> WRITTEN TASK
Output every line of the material exactly, omitting images.

> GIVEN DATA
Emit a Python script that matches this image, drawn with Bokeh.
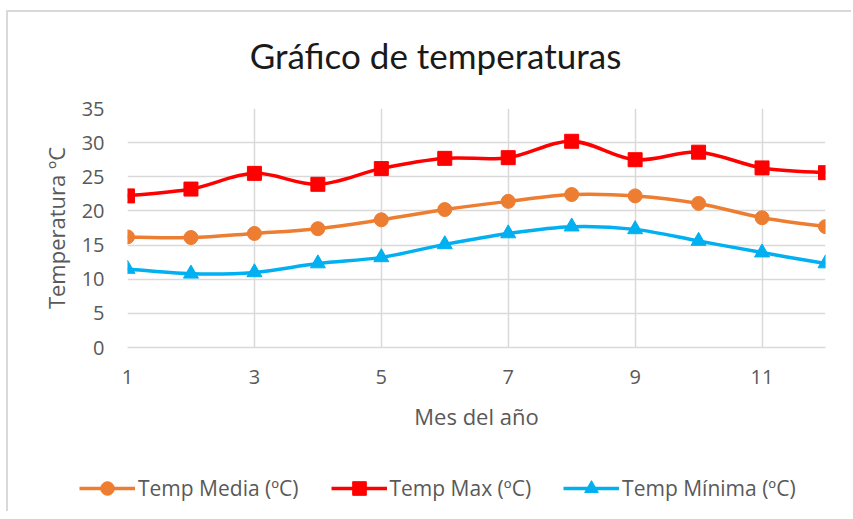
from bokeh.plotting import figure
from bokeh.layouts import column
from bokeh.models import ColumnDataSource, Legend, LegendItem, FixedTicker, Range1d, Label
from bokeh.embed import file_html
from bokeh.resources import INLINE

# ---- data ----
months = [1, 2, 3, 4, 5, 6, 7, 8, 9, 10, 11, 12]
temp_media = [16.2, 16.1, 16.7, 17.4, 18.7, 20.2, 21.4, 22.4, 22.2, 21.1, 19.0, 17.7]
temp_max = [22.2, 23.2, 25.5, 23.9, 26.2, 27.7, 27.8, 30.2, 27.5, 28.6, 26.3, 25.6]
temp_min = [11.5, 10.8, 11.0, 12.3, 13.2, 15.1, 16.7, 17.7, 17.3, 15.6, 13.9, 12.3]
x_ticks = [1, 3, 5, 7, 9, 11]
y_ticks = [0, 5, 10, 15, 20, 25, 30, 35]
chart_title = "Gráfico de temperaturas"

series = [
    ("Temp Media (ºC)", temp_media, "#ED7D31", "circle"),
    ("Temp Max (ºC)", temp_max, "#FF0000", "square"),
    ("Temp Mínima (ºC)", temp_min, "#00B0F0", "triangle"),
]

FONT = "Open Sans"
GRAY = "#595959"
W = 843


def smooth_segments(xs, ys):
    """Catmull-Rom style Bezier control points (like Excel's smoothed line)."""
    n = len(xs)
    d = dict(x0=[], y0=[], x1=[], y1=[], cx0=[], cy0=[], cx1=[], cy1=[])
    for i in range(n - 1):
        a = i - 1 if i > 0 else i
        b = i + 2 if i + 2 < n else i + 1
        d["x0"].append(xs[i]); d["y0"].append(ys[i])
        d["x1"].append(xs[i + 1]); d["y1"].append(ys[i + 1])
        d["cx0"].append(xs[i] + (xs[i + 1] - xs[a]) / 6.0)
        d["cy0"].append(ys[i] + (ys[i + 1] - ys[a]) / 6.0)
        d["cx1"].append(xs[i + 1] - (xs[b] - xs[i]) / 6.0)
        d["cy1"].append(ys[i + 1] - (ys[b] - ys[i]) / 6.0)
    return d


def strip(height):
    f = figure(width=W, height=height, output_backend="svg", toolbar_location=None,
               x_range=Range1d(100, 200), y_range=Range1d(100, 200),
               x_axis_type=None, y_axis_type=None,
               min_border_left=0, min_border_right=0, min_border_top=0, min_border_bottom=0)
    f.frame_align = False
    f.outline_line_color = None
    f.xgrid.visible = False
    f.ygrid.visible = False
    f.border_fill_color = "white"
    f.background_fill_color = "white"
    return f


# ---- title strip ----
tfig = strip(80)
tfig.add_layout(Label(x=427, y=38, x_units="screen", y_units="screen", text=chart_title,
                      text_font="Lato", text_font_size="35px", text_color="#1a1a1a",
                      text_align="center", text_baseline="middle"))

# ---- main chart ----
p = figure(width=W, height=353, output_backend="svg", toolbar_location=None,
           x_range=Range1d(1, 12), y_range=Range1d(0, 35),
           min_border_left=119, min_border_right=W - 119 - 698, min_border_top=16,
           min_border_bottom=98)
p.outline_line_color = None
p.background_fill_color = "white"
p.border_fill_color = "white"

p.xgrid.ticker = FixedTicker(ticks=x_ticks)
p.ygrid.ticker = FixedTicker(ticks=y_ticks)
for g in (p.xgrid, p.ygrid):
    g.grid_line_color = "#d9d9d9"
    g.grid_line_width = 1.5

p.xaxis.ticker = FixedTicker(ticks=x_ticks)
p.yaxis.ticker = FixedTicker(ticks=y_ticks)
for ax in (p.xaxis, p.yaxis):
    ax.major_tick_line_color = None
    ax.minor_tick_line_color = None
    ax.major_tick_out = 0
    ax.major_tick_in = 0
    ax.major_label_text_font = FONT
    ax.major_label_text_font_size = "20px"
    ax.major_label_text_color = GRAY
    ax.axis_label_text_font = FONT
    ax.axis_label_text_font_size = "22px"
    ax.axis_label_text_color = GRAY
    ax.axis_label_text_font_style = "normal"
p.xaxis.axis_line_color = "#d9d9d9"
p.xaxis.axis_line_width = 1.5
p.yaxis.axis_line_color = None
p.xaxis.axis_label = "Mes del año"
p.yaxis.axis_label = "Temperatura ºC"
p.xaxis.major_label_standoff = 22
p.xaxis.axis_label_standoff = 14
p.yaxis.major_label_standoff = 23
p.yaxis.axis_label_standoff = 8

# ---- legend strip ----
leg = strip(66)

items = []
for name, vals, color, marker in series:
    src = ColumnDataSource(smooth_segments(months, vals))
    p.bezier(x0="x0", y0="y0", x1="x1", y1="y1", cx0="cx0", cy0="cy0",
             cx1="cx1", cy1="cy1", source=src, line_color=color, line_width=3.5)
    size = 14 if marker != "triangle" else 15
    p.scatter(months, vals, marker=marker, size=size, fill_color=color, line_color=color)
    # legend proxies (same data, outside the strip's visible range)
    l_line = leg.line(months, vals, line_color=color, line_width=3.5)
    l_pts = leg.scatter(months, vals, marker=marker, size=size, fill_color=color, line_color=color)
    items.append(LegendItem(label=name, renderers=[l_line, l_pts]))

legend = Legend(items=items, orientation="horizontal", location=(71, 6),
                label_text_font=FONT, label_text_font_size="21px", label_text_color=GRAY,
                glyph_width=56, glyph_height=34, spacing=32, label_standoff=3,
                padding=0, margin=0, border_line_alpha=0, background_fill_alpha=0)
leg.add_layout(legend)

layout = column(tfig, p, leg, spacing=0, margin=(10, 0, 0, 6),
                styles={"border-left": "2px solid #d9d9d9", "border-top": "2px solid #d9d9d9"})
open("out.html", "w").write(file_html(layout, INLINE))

> EXPECTED ANSWER
Emit a Python script that matches this image, drawn with Bokeh.
from bokeh.plotting import figure
from bokeh.layouts import column
from bokeh.models import ColumnDataSource, Legend, LegendItem, FixedTicker, Range1d, Label
from bokeh.embed import file_html
from bokeh.resources import INLINE

# ---- data ----
months = [1, 2, 3, 4, 5, 6, 7, 8, 9, 10, 11, 12]
temp_media = [16.2, 16.1, 16.7, 17.4, 18.7, 20.2, 21.4, 22.4, 22.2, 21.1, 19.0, 17.7]
temp_max = [22.2, 23.2, 25.5, 23.9, 26.2, 27.7, 27.8, 30.2, 27.5, 28.6, 26.3, 25.6]
temp_min = [11.5, 10.8, 11.0, 12.3, 13.2, 15.1, 16.7, 17.7, 17.3, 15.6, 13.9, 12.3]
x_ticks = [1, 3, 5, 7, 9, 11]
y_ticks = [0, 5, 10, 15, 20, 25, 30, 35]
chart_title = "Gráfico de temperaturas"

series = [
    ("Temp Media (ºC)", temp_media, "#ED7D31", "circle"),
    ("Temp Max (ºC)", temp_max, "#FF0000", "square"),
    ("Temp Mínima (ºC)", temp_min, "#00B0F0", "triangle"),
]

FONT = "Open Sans"
GRAY = "#595959"
W = 843


def smooth_segments(xs, ys):
    """Catmull-Rom style Bezier control points (like Excel's smoothed line)."""
    n = len(xs)
    d = dict(x0=[], y0=[], x1=[], y1=[], cx0=[], cy0=[], cx1=[], cy1=[])
    for i in range(n - 1):
        a = i - 1 if i > 0 else i
        b = i + 2 if i + 2 < n else i + 1
        d["x0"].append(xs[i]); d["y0"].append(ys[i])
        d["x1"].append(xs[i + 1]); d["y1"].append(ys[i + 1])
        d["cx0"].append(xs[i] + (xs[i + 1] - xs[a]) / 6.0)
        d["cy0"].append(ys[i] + (ys[i + 1] - ys[a]) / 6.0)
        d["cx1"].append(xs[i + 1] - (xs[b] - xs[i]) / 6.0)
        d["cy1"].append(ys[i + 1] - (ys[b] - ys[i]) / 6.0)
    return d


def strip(height):
    f = figure(width=W, height=height, output_backend="svg", toolbar_location=None,
               x_range=Range1d(100, 200), y_range=Range1d(100, 200),
               x_axis_type=None, y_axis_type=None,
               min_border_left=0, min_border_right=0, min_border_top=0, min_border_bottom=0)
    f.frame_align = False
    f.outline_line_color = None
    f.xgrid.visible = False
    f.ygrid.visible = False
    f.border_fill_color = "white"
    f.background_fill_color = "white"
    return f


# ---- title strip ----
tfig = strip(80)
tfig.add_layout(Label(x=427, y=38, x_units="screen", y_units="screen", text=chart_title,
                      text_font="Lato", text_font_size="35px", text_color="#1a1a1a",
                      text_align="center", text_baseline="middle"))

# ---- main chart ----
p = figure(width=W, height=353, output_backend="svg", toolbar_location=None,
           x_range=Range1d(1, 12), y_range=Range1d(0, 35),
           min_border_left=119, min_border_right=W - 119 - 698, min_border_top=16,
           min_border_bottom=98)
p.outline_line_color = None
p.background_fill_color = "white"
p.border_fill_color = "white"

p.xgrid.ticker = FixedTicker(ticks=x_ticks)
p.ygrid.ticker = FixedTicker(ticks=y_ticks)
for g in (p.xgrid, p.ygrid):
    g.grid_line_color = "#d9d9d9"
    g.grid_line_width = 1.5

p.xaxis.ticker = FixedTicker(ticks=x_ticks)
p.yaxis.ticker = FixedTicker(ticks=y_ticks)
for ax in (p.xaxis, p.yaxis):
    ax.major_tick_line_color = None
    ax.minor_tick_line_color = None
    ax.major_tick_out = 0
    ax.major_tick_in = 0
    ax.major_label_text_font = FONT
    ax.major_label_text_font_size = "20px"
    ax.major_label_text_color = GRAY
    ax.axis_label_text_font = FONT
    ax.axis_label_text_font_size = "22px"
    ax.axis_label_text_color = GRAY
    ax.axis_label_text_font_style = "normal"
p.xaxis.axis_line_color = "#d9d9d9"
p.xaxis.axis_line_width = 1.5
p.yaxis.axis_line_color = None
p.xaxis.axis_label = "Mes del año"
p.yaxis.axis_label = "Temperatura ºC"
p.xaxis.major_label_standoff = 22
p.xaxis.axis_label_standoff = 14
p.yaxis.major_label_standoff = 23
p.yaxis.axis_label_standoff = 8

# ---- legend strip ----
leg = strip(66)

items = []
for name, vals, color, marker in series:
    src = ColumnDataSource(smooth_segments(months, vals))
    p.bezier(x0="x0", y0="y0", x1="x1", y1="y1", cx0="cx0", cy0="cy0",
             cx1="cx1", cy1="cy1", source=src, line_color=color, line_width=3.5)
    size = 14 if marker != "triangle" else 15
    p.scatter(months, vals, marker=marker, size=size, fill_color=color, line_color=color)
    # legend proxies (same data, outside the strip's visible range)
    l_line = leg.line(months, vals, line_color=color, line_width=3.5)
    l_pts = leg.scatter(months, vals, marker=marker, size=size, fill_color=color, line_color=color)
    items.append(LegendItem(label=name, renderers=[l_line, l_pts]))

legend = Legend(items=items, orientation="horizontal", location=(71, 6),
                label_text_font=FONT, label_text_font_size="21px", label_text_color=GRAY,
                glyph_width=56, glyph_height=34, spacing=32, label_standoff=3,
                padding=0, margin=0, border_line_alpha=0, background_fill_alpha=0)
leg.add_layout(legend)

layout = column(tfig, p, leg, spacing=0, margin=(10, 0, 0, 6),
                styles={"border-left": "2px solid #d9d9d9", "border-top": "2px solid #d9d9d9"})
open("out.html", "w").write(file_html(layout, INLINE))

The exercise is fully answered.